The program is called Promoting Relevance and Interest in Mathematics Experiences, or PRIME. It was designed to prepare students for high school algebra. Edwards AFB STEM coordinator Helida Vanhoy said it is a pilot program that she hopes will take off and land at other bases.
“What we’re doing with this pilot program is we took three pretests and posttests this and we’re going measure the delta (change),” Vanhoy said. “We want to see if there truly is a delta, meaning that the students do feel like math is more important after going through the program and if they have a better understanding of the math concepts.”
Vanhoy said math is a vital part of STEM and really is the key and PRIME’s approach to the subject is what sets it apart from other programs.
“The more I look around at all the programs that are out there, none of them really addresses the math specifically and the math is the core of every one of the sciences,” Vanhoy explained. “If we don’t address it … things are not working, kids are not getting better. We’re not getting as many people interested in the sciences when we keep doing the same thing over and over.”
Vanhoy said the early results are promising and is excited to share her data with Air Force K-12 STEM. One of the early lessons learned about the pilot PRIME program is location.
Just like other test programs, PRIME had its share challenges that Vanhoy and her staff of volunteers worked through to overcome. Vanhoy explained that they had originally planned to conduct the program exclusively on Edwards. However, due to its distance to the nearby cities of Palmdale and Lancaster, only one student was able to attend the first day.
“We said ‘okay, let’s postpone the start for a week then the start the following Monday and give people an opportunity to sign up.’ We then again sent out information to the local school districts,” Vanhoy explained.
The Air Force Flight Test Historical Foundation stepped in to provide a classroom for PRIME at Blackbird Airpark and it was a gamechanger.
“Ultimately, that worked out really well. We ended up with a cohort of 27 students that showed up the whole time,” she said. “I was very impressed with everybody that worked on it, because we were able to quickly figure out what happened and how do we fix it to make it work. Just changing the location may made all the difference for the parents to be able to take their kids and pick them up, drop them off and pick them up every day. So that was great to know.”
Another factor on the program’s early success is that due to being a summer program, the students could focus only one subject for the whole class session.
“They don’t have other classes to worry about, those days, their focus was on math,” Vanhoy said. “It’s a true testament to how well this program works the at the kids ended up staying and going through the program.”
With the program running one week shorter and with longer class sessions due to its protracted start, the PRIME staff wondered if that would be a factor in students’ engagement or attention in the program.
As it turns out, it was not.
Perhaps the biggest contributing factor to the attitudinal improvement towards math could be attributed to showcasing advanced mathematics at work in a real-world setting at Edwards AFB.
During the program, students were able to received guided tours of base facilities and hear from subject matter experts on how they use STEM in their careers every day.

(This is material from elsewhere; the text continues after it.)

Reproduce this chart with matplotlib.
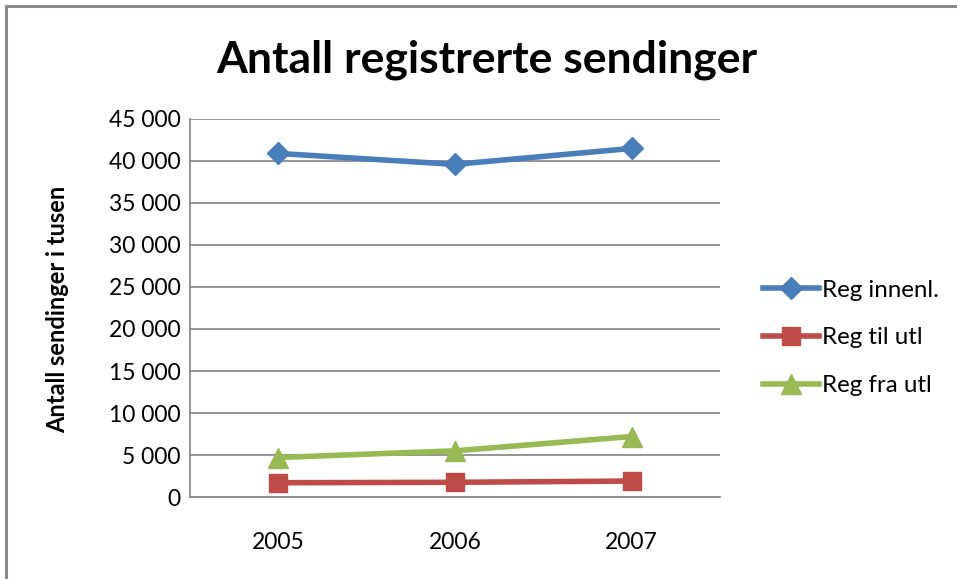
import matplotlib
matplotlib.use("Agg")
import matplotlib.pyplot as plt
from matplotlib.patches import Rectangle
from matplotlib.ticker import FuncFormatter

years = ["2005", "2006", "2007"]
reg_innenl = [40900, 39600, 41500]
reg_til_utl = [1700, 1750, 1900]
reg_fra_utl = [4700, 5500, 7200]
series_names = ["Reg innenl.", "Reg til utl", "Reg fra utl"]
y_ticks = list(range(0, 45001, 5000))

W, H = 957, 579
fig = plt.figure(figsize=(W / 100, H / 100), dpi=100)
plt.rcParams['font.family'] = ['Lato', 'DejaVu Sans']

# outer frame
fig.patches.append(Rectangle((6 / W, -0.1), 1.2, 1 - 6 / H + 0.1, transform=fig.transFigure,
                             fill=False, edgecolor="#8c8c8c", linewidth=2.2))

ax = fig.add_axes([190 / W, 1 - 497 / H, (720 - 190) / W, (497 - 119) / H])
x = list(range(len(years)))

ax.plot(x, reg_innenl, color="#4a7ebb", lw=4, marker="D", ms=11, label=series_names[0], zorder=3)
ax.plot(x, reg_til_utl, color="#be4b48", lw=4, marker="s", ms=13, label=series_names[1], zorder=3)
ax.plot(x, reg_fra_utl, color="#98b954", lw=4, marker="^", ms=14, label=series_names[2], zorder=3)

ax.set_xlim(-0.5, 2.5)
ax.set_ylim(0, 45000)
ax.set_yticks(y_ticks)
ax.yaxis.set_major_formatter(FuncFormatter(lambda v, p: f"{int(v):,}".replace(",", " ")))
ax.set_xticks(x)
ax.set_xticklabels(years)
ax.tick_params(axis="both", length=0, labelsize=16.5, colors="black")
ax.tick_params(axis="y", pad=7)
ax.tick_params(axis="x", pad=25)
ax.grid(axis="y", color="#8c8c8c", lw=1.3)
ax.set_axisbelow(True)
for s in ["top", "right"]:
    ax.spines[s].set_visible(False)
for s in ["left", "bottom"]:
    ax.spines[s].set_color("#8c8c8c")
    ax.spines[s].set_linewidth(1.3)

fig.text(487 / W, 1 - 60 / H, "Antall registrerte sendinger", ha="center", va="center",
         fontsize=32, fontweight="bold")
fig.text(58 / W, 1 - 309 / H, "Antall sendinger i tusen", ha="center", va="center",
         rotation=90, fontsize=17, fontweight="bold")

leg = ax.legend(loc="center left", bbox_to_anchor=(751 / W, 1 - 338 / H),
                bbox_transform=fig.transFigure, frameon=False, fontsize=17.4,
                handlelength=2.3, handletextpad=0.15, labelspacing=1.1, borderpad=0)

fig.savefig("out.png", dpi=100)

One such trip was to the 412th Maintenance Squadron’s Propulsion Flight where specialized technicians maintain and test jet engines.
“We included the field trip opportunities here on base so that the kids can see how math is used here on every day for research and the cool things that are being done here,” Vanhoy added.
Vanhoy believes math is the gateway to STEM and the STEM career fields and hopes that with her data and results, PRIME will be replicated throughout the Air Force.
“The reason why we focus on math is because research shows that less than 1% of the student population pursues math, and so this is very concerning,” she said. “When you look at the state scores for math, they’re at 38%, which is really sad. We need to do something to address the math issues. And when you talk to the kids, they don’t like it, they don’t care for it, or they don’t think it’s relevant. So we’re trying to change that because the better understanding that the students have, then the better they’re going to do, not only in their math classes, but in the future.”